O’DAY RIGGING SPECS FOR DAY SAILER II
(Taken from a 1979 O’DAY memo and info provided by D&R Marine)


RUNNING RIGGING:

MAIN HALYARD: ¼” x 45’ Dacron Shackle spliced to end

MAINSHEET:
(Mid-Boom-1974-85) 3/8” x 25’ Dacron Double-Braid (Spliced to becket on block)

(1971-74 end-boom) 3/8” x 38’ Dacron Double-Braid

DOWNHAUL: ¼” x 36” Dacron Double-Braid

OUTHAUL: ¼” x 8’ 6” Dacron (For “Block-Action” outhaul)
¼” x 7’ Dacron (for stock outhaul)

JIB HALYARD: ¼” x 31’ Dacron Shackle spliced to one end

JIB SHEETS: 5/16” x 22’ Dacron Double-Braid (11’ each side)

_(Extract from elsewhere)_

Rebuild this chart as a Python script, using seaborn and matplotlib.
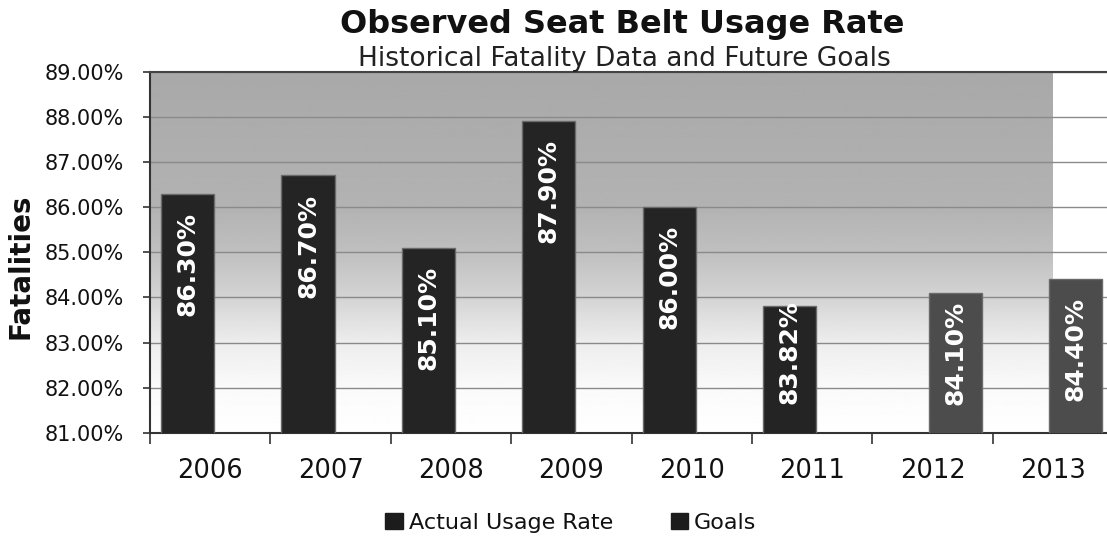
import numpy as np
import pandas as pd
import matplotlib
matplotlib.use("Agg")
import matplotlib.pyplot as plt
from matplotlib.ticker import FuncFormatter
import seaborn as sns

# Observed seat belt usage, historical values and future goals
years = ["2006", "2007", "2008", "2009", "2010", "2011", "2012", "2013"]
actual_rate = [86.30, 86.70, 85.10, 87.90, 86.00, 83.82, None, None]
goal_rate = [None, None, None, None, None, None, 84.10, 84.40]
series_names = ["Actual Usage Rate", "Goals"]

rows = []
for yr, a, g in zip(years, actual_rate, goal_rate):
    if a is not None:
        rows.append({"Year": yr, "Rate": a, "Series": series_names[0]})
    if g is not None:
        rows.append({"Year": yr, "Rate": g, "Series": series_names[1]})
df = pd.DataFrame(rows)

sns.set_theme(style="white")
plt.rcParams["font.family"] = ["DejaVu Sans"]

fig = plt.figure(figsize=(11.07, 5.46), dpi=100)
ax = fig.add_axes([0.1355, 0.207, 0.870, 0.662])

ymin, ymax = 81.0, 89.0

# grey-to-white vertical backdrop behind the bars
grad_y = np.linspace(ymin, ymax, 400)
grad_v = np.interp(grad_y, [81, 82, 83, 84, 85, 86, 89],
                   [1.00, 0.98, 0.93, 0.83, 0.75, 0.70, 0.66])
ax.imshow(grad_v[:, None], cmap="gray", vmin=0, vmax=1, aspect="auto",
          origin="lower", extent=(-0.5, 7.0, ymin, ymax), zorder=0,
          interpolation="bilinear")

sns.barplot(data=df, x="Year", y="Rate", hue="Series", order=years,
            hue_order=series_names,
            palette={series_names[0]: "#242424", series_names[1]: "#4c4c4c"},
            width=0.75, gap=-0.175, dodge=True, edgecolor="#6a6a6a",
            linewidth=1.0, ax=ax, zorder=3, saturation=1)

ax.set_xlim(-0.5, 7.5)
ax.set_ylim(ymin, ymax)
ax.set_yticks(np.arange(81, 90, 1))
ax.yaxis.set_major_formatter(FuncFormatter(lambda v, p: f"{v:.2f}%"))
ax.grid(axis="y", color="#8a8a8a", linewidth=1.0, zorder=1)
ax.set_axisbelow(True)

# value labels inside the bars
for cont, name in zip(ax.containers, series_names):
    for bar in cont:
        h = bar.get_height()
        if np.isnan(h) or h == 0:
            continue
        cx = bar.get_x() + bar.get_width() / 2
        top = max(h - 0.40, 83.93)
        ax.text(cx, top, f"{h:.2f}%", rotation=90, ha="center", va="top",
                color="white", fontsize=18, fontweight="bold", zorder=5)

# category boundary ticks below the axis
ax.set_xticks(np.arange(-0.5, 8.0, 1.0), minor=True)
ax.tick_params(axis="x", which="major", length=0, pad=18, labelsize=18.5,
               labelcolor="#111111")
ax.tick_params(axis="x", which="minor", length=8, width=1.2, color="#333333",
               bottom=True, direction="out")
ax.tick_params(axis="y", which="major", length=5, width=1.2, color="#333333",
               left=True, direction="out", pad=14, labelsize=15,
               labelcolor="#111111")
ax.set_xlabel("")
ax.set_ylabel("Fatalities", fontsize=20, fontweight="bold", color="#111111",
              labelpad=8)
ax.yaxis.set_label_coords(-0.12, 0.46)

for side in ["left", "bottom"]:
    ax.spines[side].set_color("#333333")
    ax.spines[side].set_linewidth(1.5)
ax.spines["top"].set_color("#444444")
ax.spines["top"].set_linewidth(1.5)
ax.spines["right"].set_visible(False)

sns.move_legend(ax, "center", bbox_to_anchor=(0.437, -0.249), ncol=2,
                frameon=False, title=None, fontsize=16, handlelength=0.8,
                handleheight=0.75, handletextpad=0.25, columnspacing=2.6)
leg = ax.get_legend()
for t in leg.get_texts():
    t.set_color("#111111")
for hnd in leg.legend_handles:
    hnd.set_facecolor("#1c1c1c")
    hnd.set_edgecolor("#1c1c1c")

fig.text(0.562, 0.956, "Observed Seat Belt Usage Rate", ha="center",
         va="center", fontsize=23, fontweight="bold", color="#111111")
fig.text(0.564, 0.892, "Historical Fatality Data and Future Goals",
         ha="center", va="center", fontsize=19, color="#222222")

fig.savefig("out.png", dpi=100, facecolor="white")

BOOM-VANG: ¼” x 10’ Dacron Double-Braid Spliced to becket on single block
¼” x 24” Dacron Double-Braid Line to fasten lower block to mast


CENTERBOARD:
Lowering line 5/16” x 29” Dacron knot in CB recess (mid 1974-85)
1/8” x (?)” 7x19 SS wire (1971-mid 1974)

Control-Line ¼” x 15’6” Dacron 3-strand (1977-85)
¼” x 13’ Dacron 3-strand (mid-1974-early 1977)
¼” x 16’(?) Dacron 3-strand (1971-mid 1974)

Lifting Cable 1/8” – 7x19 Stainless-Steel wire approx. 24” long
(15 ½” between Nicropress sleeves that form loops at each end.)
Shock-Cord 14” x 10 ½” (14” of cord with a loop in each end)

STANDING RIGGING

Head stay: 1/8” x 15’11 ½”

Side stays (Shrouds): (2): 1/8” x 15’11”

*Original Head stay and side stays were 3/32” 1x19 SS wire, but most boats have been upgraded to 1/8” since 3/32” is not really strong enough.

All standing rigging is SS 1x19 type wire. All standing rigging lengths are with turnbuckle (where applicable) closed from eye to eye. All lengths and specifications are approximate and subject to change without notice.
 
Last edited:

jwing

.
Jun 5, 2014
503
ODay Mariner Guntersville
When sizing your lines to take advantage of modern rope keep in mind:

1) Clutches, cleats, and sheaves may not work if the new line is too much smaller than the old line.

2) Your hands may find small-diameter line too difficult to grip, especially for us old guys. I like my sheets to be softer and bigger than my other lines. For sheets, I go with less costly line that has a bit more stretch.